Day 35: Jajce, Bosnia Hercegovina

by - September 06, 2011

“the town is extravagantly beautiful.  It stands on an oval hill that is like an egg stuck on a plateau above the river, and its houses and gardens mount over the rounded slope to a gigantic fortress”

The catacombs

With Sarajevo as our last city and with Mostar already visited we had seen all that most people come to see in Bosnia however we has four days spare and decided to use these to see the next best attractions. One of these was the town of Jajce which is north west of Sarajevo on the way to Zagreb. Jajce was capital of the medieval kingdom of Bosnia and has a big castle at its centre. It is also at the confluence of two major rivers and is located amidst steep valleys and canyons. On the day we had arrived from Mostar we had settled into our hostel (Jajce youth hostel) and cooked ourselves some dinner in the well stocked hostel kitchen. The next day we started bright and early and started by climbing up to the fortress. On the way, having passed through the Bear Tower we visited the Catacombs of a rich medieval Bosnian family. These are pretty atmospheric with their vaulted ceiling and internal church complete with an alter bearing one of the few remnants of the old Bosnian church. The tombs are now empty but it is pretty clear where they were and give the Catacombs a real spooky feel which makes the fact that Tito used it as a hid-out in WW2 quite impressive. Coming back out into the light we carried on up past the hollowed out shell of a church which still has a pretty impressive 15th century campanile tower.

St Luke’s Tower

Inside the castle
In our Lonely Planet which was published in 2007 it says that the tourist sights in the town are so rarely visited that they are kept locked and that visitors have to find the key holders in order to get in. Four years later Jajce is pressing for UNESCO status and the sights we visited did actually have some people on the doors (though we can’t have seen more than about 5 other tourists in the entire day). It cost us 2 mark to get into the fortress and while there was nothing there in terms of a museum, there was an impressive view from the city walls. Having scrambled about a bit at the castle, we made our way back down the walls to the old town past traditional Ottoman houses (which are actually reconstructions of those destroyed during the war). There’s not an awful lot to see in Jajce town itself in terms of shops or cafes so we walked straight through to the waterfalls which are the towns main attraction.

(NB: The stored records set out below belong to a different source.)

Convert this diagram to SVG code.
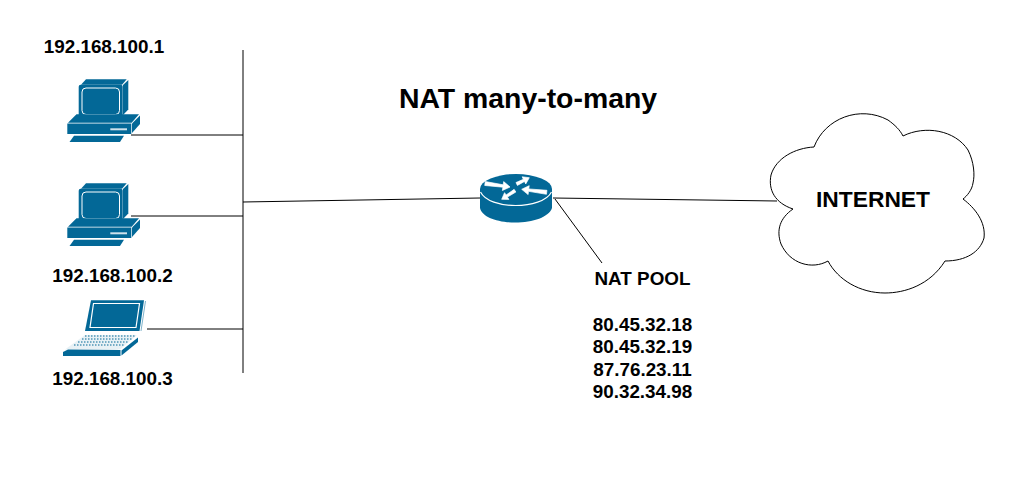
<svg xmlns="http://www.w3.org/2000/svg" width="1029" height="477" viewBox="0 0 1029 477">
<style>
.t{font-family:"Liberation Sans",Arial,sans-serif;font-weight:700;fill:#000;text-anchor:middle}
.s{font-size:18.85px}
.l{fill:none;stroke:#000;stroke-width:1}
.b{fill:#036897}
.w{fill:none;stroke:#fff}
</style>
<defs>
<g id="pc">
<path class="b" d="M81 84.700L86 79.300H126.700L122 84.700Z"/>
<path class="b" d="M123 85L128.300 80V109.500L123 115Z"/>
<rect class="b" x="78.700" y="84.700" width="44" height="32.700" rx="2"/>
<rect class="w" x="82" y="88" width="37.500" height="26.500" rx="4" stroke-width="1"/>
<path class="b" d="M68 122.700L76.500 114.300H139L131.700 122.700Z"/>
<path class="b" d="M132 123.500L140 115.500V124L132 133Z"/>
<rect class="b" x="67.300" y="123.500" width="64" height="10.500"/>
<rect x="110.300" y="128.300" width="16.700" height="2" fill="#cfe2ec"/>
<path class="b" d="M74 135.700H124L120 142H69.500Z"/>
</g>
</defs>
<g id="connectors">
<path class="l" d="M243 50V373"/>
<path class="l" d="M131 135H243M131 216H243M147 329H243"/>
<path class="l" d="M243 202L480 198"/>
<path class="l" d="M553 198L777 201"/>
<path class="l" d="M555 199L602 263"/>
</g>
<g id="title"><text class="t" x="528" y="108" font-size="28.400">NAT many-to-many</text></g>
<g id="pc1"><text class="t s" x="104" y="53">192.168.100.1</text><use href="#pc"/></g>
<g id="pc2"><use href="#pc" y="104"/><text class="t s" x="112.500" y="282">192.168.100.2</text></g>
<g id="laptop">
<path class="b" d="M91 300.300H144L139.500 331H85Z"/>
<path d="M93.500 303.500H139.500L136 327.500H90Z" fill="#036897" stroke="#fff" stroke-width="1.200"/>
<path d="M145.500 301L141 331" fill="none" stroke="#7fb3cb" stroke-width="1"/>
<path d="M85 335H137L120 349.500H65Z" fill="#e8f1f5"/>
<path d="M85 336H136M82 339H133M78 342H129M74 345H124" stroke="#036897" stroke-width="1" stroke-dasharray="1.500 1.500" fill="none"/>
<path class="b" d="M68 349.500L63 352V356H120.500V350Z"/>
<path class="b" d="M121.500 350.500L138 337.500V342L121.500 355.500Z"/>
<text class="t s" x="112.500" y="385">192.168.100.3</text>
</g>
<g id="router">
<path class="b" d="M480 189V208C482 217 497 222.500 515 222.500C533 222.500 549 217 552 208V189Z"/>
<ellipse class="b" cx="516" cy="189" rx="36" ry="15"/>
<path d="M480.500 192C485 201 500 205.500 515.500 205.500C531 205.500 547 201 551.500 192" fill="none" stroke="#fff" stroke-width="1.200"/>
<path d="M484.720 185.480L502.900 187.200L502.400 190.500L510 187L503.700 181.600L503.200 184.800L485.280 181.520ZM546.940 190.310L528.790 188.940L529.190 185.660L521.700 189.300L528.110 194.600L528.510 191.320L546.460 194.290ZM517.420 185.430L524.480 181.450L525.730 183.960L529.300 177.700L522.150 176.800L523.400 179.310L515.980 182.570ZM515.870 192.040L507.390 197.050L508.910 199.400L501.700 199.300L504.570 192.680L506.090 195.030L514.130 189.360Z" fill="#fff" stroke="#fff" stroke-width="0.700"/>
</g>
<g id="cloud">
<path d="M814 147C825 118 860 105 888 120C895 125 900 130 903 136C925 125 955 130 968 150C974 162 975 175 973 183C972 190 967 196 963 199C975 208 986 222 984 238C980 252 966 261 945 261C930 285 905 293 885 293C860 293 838 280 828 261C812 270 790 264 781 244C776 230 780 218 793 209C775 203 768 190 771 175C776 158 795 148 814 147Z" fill="#fff" stroke="#000" stroke-width="1"/>
<text class="t" x="873" y="207" font-size="22.800">INTERNET</text>
</g>
<g id="natpool">
<text class="t s" x="642.500" y="285">NAT POOL</text>
<text class="t s" x="642.500" y="331">80.45.32.18</text>
<text class="t s" x="642.500" y="353">80.45.32.19</text>
<text class="t s" x="642.500" y="376">87.76.23.11</text>
<text class="t s" x="642.500" y="398">90.32.34.98</text>
</g>
</svg>
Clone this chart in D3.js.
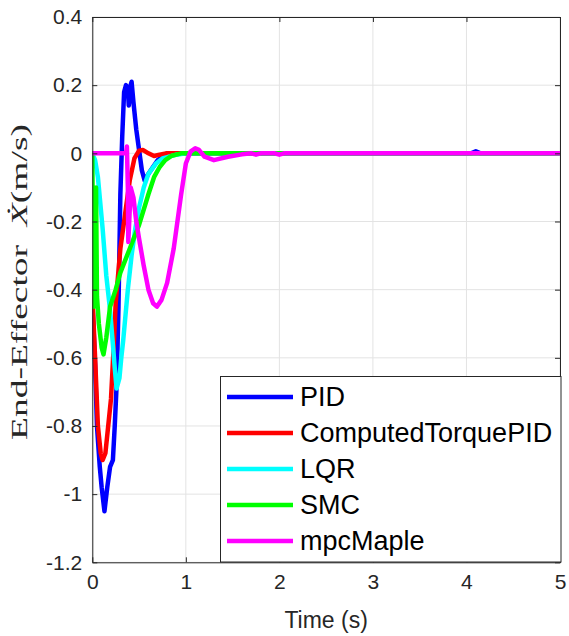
<!DOCTYPE html>
<html>
<head>
<meta charset="utf-8">
<script src="https://cdn.jsdelivr.net/npm/d3@7"></script>
<style>
body { margin: 0; background: #fff; }
svg { display: block; }
</style>
</head>
<body>
<svg width="569" height="636"></svg>
<script>
// series names and colours
var names = ['PID', 'ComputedTorquePID', 'LQR', 'SMC', 'mpcMaple'];
var colors = ['#0000ff', '#ff0000', '#00ffff', '#00ff00', '#ff00ff'];

// [time, velocity]
var pid = [[0,-0.43],[0.03,-0.62],[0.05,-0.8],[0.08,-0.92],[0.1,-0.98],[0.13,-1.05],[0.16,-0.98],[0.19,-0.92],
  [0.22,-0.9],[0.24,-0.8],[0.26,-0.68],[0.28,-0.45],[0.3,-0.12],[0.32,0.05],[0.34,0.18],[0.36,0.2],[0.38,0.19],
  [0.39,0.14],[0.41,0.2],[0.42,0.21],[0.44,0.15],[0.47,0.07],[0.5,0.01],[0.53,-0.05],[0.56,-0.08],[0.6,-0.06],
  [0.7,-0.02],[0.8,0],[4.05,0],[4.1,0.006],[4.15,0],[5,0]];
var ctpid = [[0,-0.41],[0.03,-0.6],[0.06,-0.8],[0.09,-0.88],[0.11,-0.9],[0.14,-0.88],[0.17,-0.8],[0.2,-0.72],
  [0.23,-0.56],[0.25,-0.44],[0.3,-0.28],[0.35,-0.18],[0.4,-0.08],[0.45,-0.015],[0.5,0.008],[0.54,0.01],
  [0.6,0],[0.66,-0.008],[0.72,-0.004],[0.8,0],[5,0]];
var lqr = [[0,0],[0.03,-0.02],[0.06,-0.07],[0.11,-0.22],[0.15,-0.36],[0.19,-0.46],[0.22,-0.56],[0.24,-0.63],
  [0.26,-0.69],[0.29,-0.66],[0.31,-0.6],[0.33,-0.55],[0.38,-0.4],[0.42,-0.3],[0.46,-0.22],[0.5,-0.16],
  [0.55,-0.1],[0.6,-0.06],[0.68,-0.03],[0.75,-0.015],[0.9,-0.004],[1.0,0],[5,0]];
var smc = [[0,0],[0.008,-0.3],[0.015,-0.45],[0.03,-0.3],[0.04,-0.1],[0.05,-0.42],[0.07,-0.5],[0.1,-0.57],
  [0.12,-0.59],[0.15,-0.54],[0.19,-0.45],[0.25,-0.4],[0.3,-0.35],[0.4,-0.28],[0.5,-0.21],[0.6,-0.12],
  [0.66,-0.07],[0.72,-0.04],[0.78,-0.02],[0.85,-0.007],[0.95,0],[5,0]];
var mpc = [[0,0],[0.36,0],[0.37,0.02],[0.38,-0.1],[0.385,-0.26],[0.395,-0.2],[0.41,-0.1],[0.44,-0.13],
  [0.47,-0.2],[0.5,-0.25],[0.55,-0.33],[0.6,-0.4],[0.65,-0.44],[0.69,-0.45],[0.74,-0.43],[0.8,-0.38],
  [0.87,-0.28],[0.95,-0.12],[1.0,-0.03],[1.05,0.005],[1.1,0.015],[1.14,0.01],[1.2,-0.01],[1.3,-0.02],
  [1.45,-0.01],[1.6,-0.003],[1.7,0],[1.75,-0.004],[1.8,0],[1.95,0],[2.0,-0.004],[2.05,0],[5,0]];
var series = [pid, ctpid, lqr, smc, mpc];

var xTicks = [0, 1, 2, 3, 4, 5];
var yTicks = [-1.2, -1, -0.8, -0.6, -0.4, -0.2, 0, 0.2, 0.4];

var svg = d3.select('svg');
var pLeft = 92.3, pRight = 560, pTop = 17, pBottom = 562.3;
var axisColor = '#262626';

var x = d3.scaleLinear().domain([0, 5]).range([pLeft, pRight]);
var y = d3.scaleLinear().domain([-1.2, 0.4]).range([pBottom, pTop]);

// grid
svg.append('g').selectAll('line').data(xTicks).enter().append('line')
  .attr('x1', d => x(d)).attr('x2', d => x(d)).attr('y1', pTop).attr('y2', pBottom)
  .attr('stroke', '#e3e3e3').attr('stroke-width', 1);
svg.append('g').selectAll('line').data(yTicks).enter().append('line')
  .attr('x1', pLeft).attr('x2', pRight).attr('y1', d => y(d)).attr('y2', d => y(d))
  .attr('stroke', '#e3e3e3').attr('stroke-width', 1);

// clip for curves
svg.append('clipPath').attr('id', 'clip').append('rect')
  .attr('x', pLeft).attr('y', pTop).attr('width', pRight - pLeft).attr('height', pBottom - pTop);

var line = d3.line().x(d => x(d[0])).y(d => y(d[1]));
svg.append('g').attr('clip-path', 'url(#clip)')
  .selectAll('path').data(series).enter().append('path')
  .attr('d', line)
  .attr('fill', 'none')
  .attr('stroke', (d, i) => colors[i])
  .attr('stroke-width', 4.5)
  .attr('stroke-linejoin', 'round')
  .attr('stroke-linecap', 'round');

// axes (ticks inside, MATLAB style)
var fmt = d => String(+d.toFixed(1));
var tickFont = 'Liberation Sans, Arial, sans-serif';

var xAx = svg.append('g').attr('transform', 'translate(0,' + pBottom + ')')
  .call(d3.axisBottom(x).tickValues(xTicks).tickFormat(fmt).tickSizeInner(-5).tickSizeOuter(0).tickPadding(12));
var xTop = svg.append('g').attr('transform', 'translate(0,' + pTop + ')')
  .call(d3.axisTop(x).tickValues(xTicks).tickFormat('').tickSizeInner(-5).tickSizeOuter(0));
var yAx = svg.append('g').attr('transform', 'translate(' + pLeft + ',0)')
  .call(d3.axisLeft(y).tickValues(yTicks).tickFormat(fmt).tickSizeInner(-5).tickSizeOuter(0).tickPadding(10));
var yRight = svg.append('g').attr('transform', 'translate(' + pRight + ',0)')
  .call(d3.axisRight(y).tickValues(yTicks).tickFormat('').tickSizeInner(-5).tickSizeOuter(0));

[xAx, xTop, yAx, yRight].forEach(function(g) {
  g.selectAll('.domain').attr('stroke', axisColor).attr('stroke-width', 1);
  g.selectAll('.tick line').attr('stroke', axisColor);
  g.selectAll('text').attr('fill', axisColor).attr('font-family', tickFont).attr('font-size', 21);
});

// axis labels
svg.append('text')
  .attr('x', (pLeft + pRight) / 2).attr('y', 628)
  .attr('text-anchor', 'middle')
  .attr('font-family', tickFont).attr('font-size', 23).attr('fill', axisColor)
  .text('Time (s)');

var yl = svg.append('text')
  .attr('transform', 'translate(27,282) rotate(-90)')
  .attr('text-anchor', 'middle')
  .attr('font-family', 'Liberation Serif, DejaVu Serif, serif').attr('font-size', 23).attr('fill', axisColor)
  .attr('textLength', 316).attr('lengthAdjust', 'spacingAndGlyphs');
yl.append('tspan').text('End-Effector\u2002');
yl.append('tspan').attr('font-style', 'italic').text('\u1E8A');
yl.append('tspan').text('(m/s)');

// legend
var lg = svg.append('g');
lg.append('rect').attr('x', 220.5).attr('y', 376.5).attr('width', 340.5).attr('height', 185.5)
  .attr('fill', '#fff').attr('stroke', axisColor).attr('stroke-width', 1);
var items = lg.selectAll('g.item').data(names).enter().append('g')
  .attr('transform', (d, i) => 'translate(0,' + (397 + i * 36) + ')');
items.append('line').attr('x1', 227).attr('x2', 293).attr('y1', 0).attr('y2', 0)
  .attr('stroke', (d, i) => colors[i]).attr('stroke-width', 4.5);
items.append('text').attr('x', 300).attr('y', 0).attr('dy', '0.35em')
  .attr('font-family', tickFont).attr('font-size', 27).attr('fill', '#000')
  .text(d => d);
</script>
</body>
</html>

The waterfall (as we saw it)
The waterfall as it should have looked
The two rivers meet at Jajce at a considerable level difference and as a result the point that they meet is actually a waterfall rather than a standard confluence. The town rises up dramatically from these falls making it picture perfect if you can get your angles right. Or so we thought. Unfortunately the god of scaffolding was not smiling on us and it turned out that they were actually renovating the waterfalls, leaving a damp mossy crag with a crane in front of it in their place. After a year of sampling scaffolding at pretty much every major monument I have come across this year, this one really did seem to be a kick in the teeth but the two of us did our best to simulate what makes the town so interesting. I have to say I was pretty gutted but we carried on to the last sight regardless. The last place that we visited in Jajce was an ancient temple of Mithras, a secret religion that was practised in the Roman times. Ellie had studied this in Classics and it seemed pretty funny to stumble across it in the middle of Bosnia. Unfortunately, the tourist authorities couldn’t stretch themselves to pay for an attendant here and it was locked with no visible way of getting in. The temple is located in surroundings that are so ordinary that they are quite amazing as it is literally just a terraced street where number ten happens to be an ancient temple. We took what photos we could through cracks in its wooden covering. This was about it for sights in Jajce but it was by no means an inconsiderable number of places that we were able to visit, considering that none of the other travellers in Bosnia we spoke to had even heard of it. I wonder whether this will all change if the town gets UNESCO status. We had decided to spend an extra night at our hostel as it was literally completely empty, had excellent facilities and would be a good base for exploring surrounding countryside which we plan to do tomorrow.